Cleaning and Transferring Components After Severe Internal Engine Damage

When replacing an engine due to internal damage on 2019 and prior GM passenger cars and trucks, extreme care should be taken when transferring components from the failed engine to a new GM Genuine Parts service engine.

Any components transferred from a failed engine must be cleaned and inspected prior to installation onto the new engine. Damage can occur to the replacement engine if the intake manifold is not properly cleaned or replaced if necessary or, in the case of a damaged catalytic converter, if debris is drawn back into the engine.


Internal Damage

Internal engine damage may have resulted in the potential discharge of internal engine component debris into the intake manifold from any broken pistons or bent, broken, or missing intake valves. Broken valves and pistons as well as piston-to-cylinder head damage all create material debris that scatters throughout the induction system.

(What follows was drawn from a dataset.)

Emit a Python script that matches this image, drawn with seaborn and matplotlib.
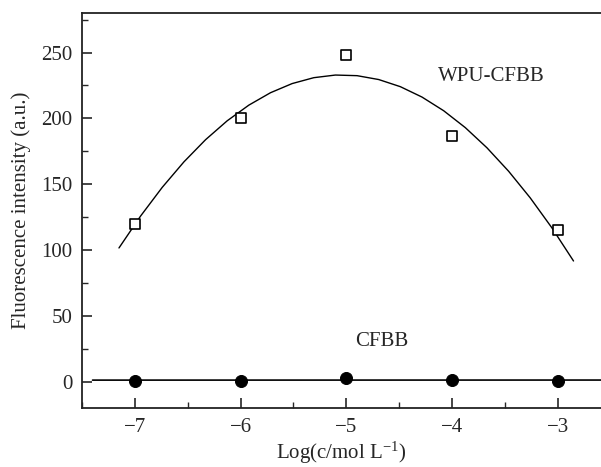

After removing the intake manifold from the damaged engine, inspect all of the cylinder head intake ports to see if the valve heads are still present and not bent. Usually when the valve heads are missing or sufficiently bent, internal engine component debris will be present to varying degrees in the intake port of the cylinder head. If there is any debris present in the throttle body opening (Fig. 10) or any of the cylinder head intake ports (Fig. 11), the intake manifold should be replaced.


Fig. 10


Fig. 11


Complex Configuration

The complex inlet runner and plenum configuration of most of the intake manifolds make thorough and complete component cleaning difficult. (Fig. 12) In addition, it is nearly impossible to verify the complete removal of debris due to the complex configuration, making replacement a requirement if any debris is present.


Fig. 12


Looking at an internal view of the plastic intake manifold lower half (the plastic intake manifold cannot be disassembled), the intake port to cylinder head opening (Fig. 13, #1) is just one of several areas where debris can collect.


Fig. 13


Reinstallation of an intake manifold removed from an engine with deposits of internal engine component debris may result in the ingestion of any remaining debris into the new service engine, which will lead to damage or potential failure of the new service engine long block.


Catalytic Converter Failures

When catalytic converter failures occur and the inner brick becomes plugged and breaks apart, the catalytic converter material can be drawn back into the engine during valve overlap and transfer throughout the intake manifold and into the cylinder. Any such material transfer can cause heavy wear to piston rings and cylinder walls. In addition, misfires and oil consumption are the byproducts of ingested catalytic converter material into the combustion chamber and cylinder bores.

For additional information on engine replacement after engine damage, refer to the latest version of Bulletin #00-06-01-026.